In Ivey’s case, Lord Hughes explained that “it would be very unwise to attempt a definition of cheating” – and then promptly provided one as a “deliberate (and not an accidental) act designed to gain an advantage in play which is objectively improper, given the nature, parameters and rules (formal or informal) of the game under examination”.

Dishonesty, he tells us, is “like the elephant” – “characterised more by recognition when encountered than by definition”. Short version – while most dishonesty is likely to be cheating, all cheating isn’t necessarily dishonest.

Epithet of dishonest

That might strike you as clear as mud but there’s a logic in here somewhere. Consider a few practical examples. The runner who trips up one of his opponents is unquestionably cheating, but it is doubtful that such misbehaviour would ordinarily attract the epithet of dishonest. The stable lad who starves the favourite of water for a day and then gives him two buckets of water to drink just before the race so he is much slower than normal is also cheating but there is no deception.

To this, we might add necking performance-enhancing drugs, blood doping, or stealing a glance at your opponents’ cards – not straightforwardly dishonest, but against the spirit of the game.

So what does this mean for politicians and police protection officers tempted to take a flutter on foregone conclusions or their own political chances? If the Prime Minister has given you a private whisper that he intends to call a General Election on a given date, and you decide to lay a bet on this outcome, this looks a lot like the cynical exploitation of private information for personal advantage.

If betting is a game of chance, then exploiting private information looks rum, unprofessional, cashing in on other people’s ignorance, milking private advantage out of public office. It has the same pong as insider dealing. Whether or not this counts as cheating is now a question for the Gambling Commission – but on these facts there seems a powerful case that it should be.

But how far do we take this logic? Where do we draw the line? Should we care about our politicians gambling on the outcome of their races if it doesn’t look like cheating or the improper exploitation of private information? Or is the objection mainly that it is grubby and undignified rather than illegal? If so, when exactly did this splendid moral revelation occur to anyone?

It gets tricky quickly. For example, politicians often have access to secret information – internal party opinion polls and canvassers’ returns – giving them advantages over the ordinary punter. Is this really cheating? I have my doubts.

£8k wager

THIS week we learned that Sir Philip Davies, the Tory MP for Shipley, laid a wager of 8000 quid that he’d lose his seat. Davies – who spends much of his time these days presenting programmes for GB News – currently has a majority of a little more than 6000. His seat is a Labour/Tory marginal. Given the polls, it seems likely to form part of the crumbling “red wall” of political cliché.
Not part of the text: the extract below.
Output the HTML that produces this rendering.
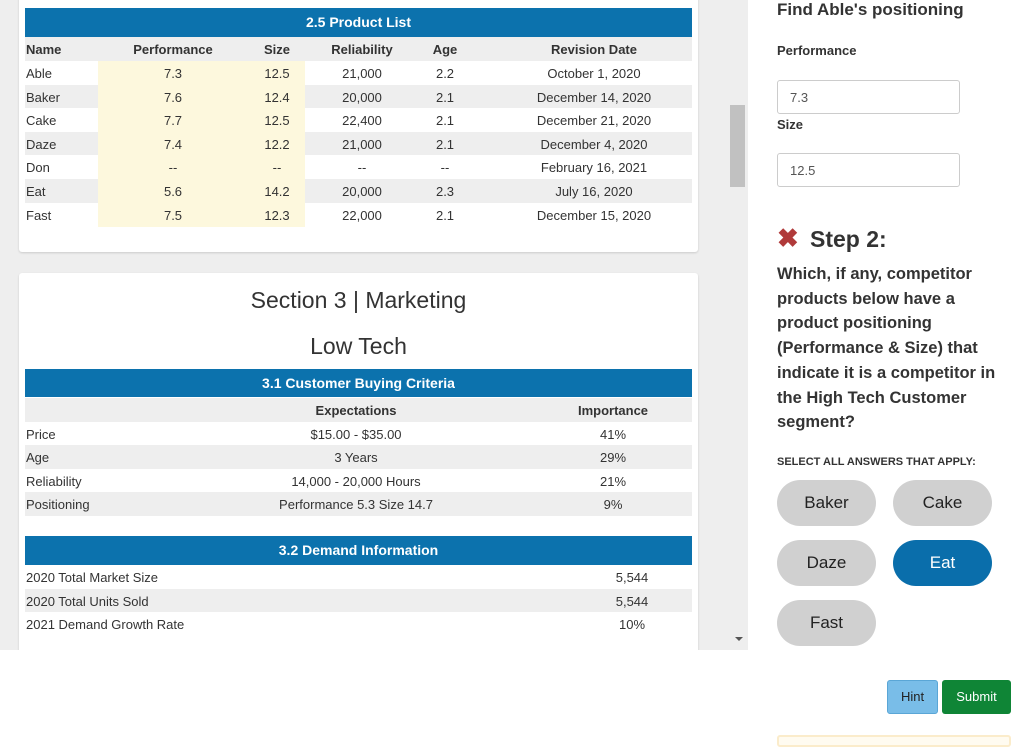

Presumably, the logic is that he’d have something to celebrate winning or losing. But beyond doing his best to alienate the electorate, it’s surely the sheer scale of Davies’s wager which ought to leave your jaw on the floor, as well as the political optics of backing your opponents’ chances with so much of your own money. But for me? The gambling itself is immaterial.

Frankly, I’m amazed at how easy some people are to scandalise. But the scandal gathered speed, as scandals will during an election campaign. In the political rush to judgment – which so often characterises British public life during one of its periodic fits of morality – different cases have been mashed together without discrimination in the bid to win probity points.

Labour decided to suspend their candidate in Central Suffolk and North Ipswich, Kevin Craig, after it emerged he’d also put a financial consolation in place for himself in the event he couldn’t overcome the Tories’ 23,000 majority. Starmer unsentimentally shoved his candidate under the bus.

You might not feel strongly for the unlucky and deselected – but it underscores how fickle and cheerfully hypocritical public life in Britain continues to be.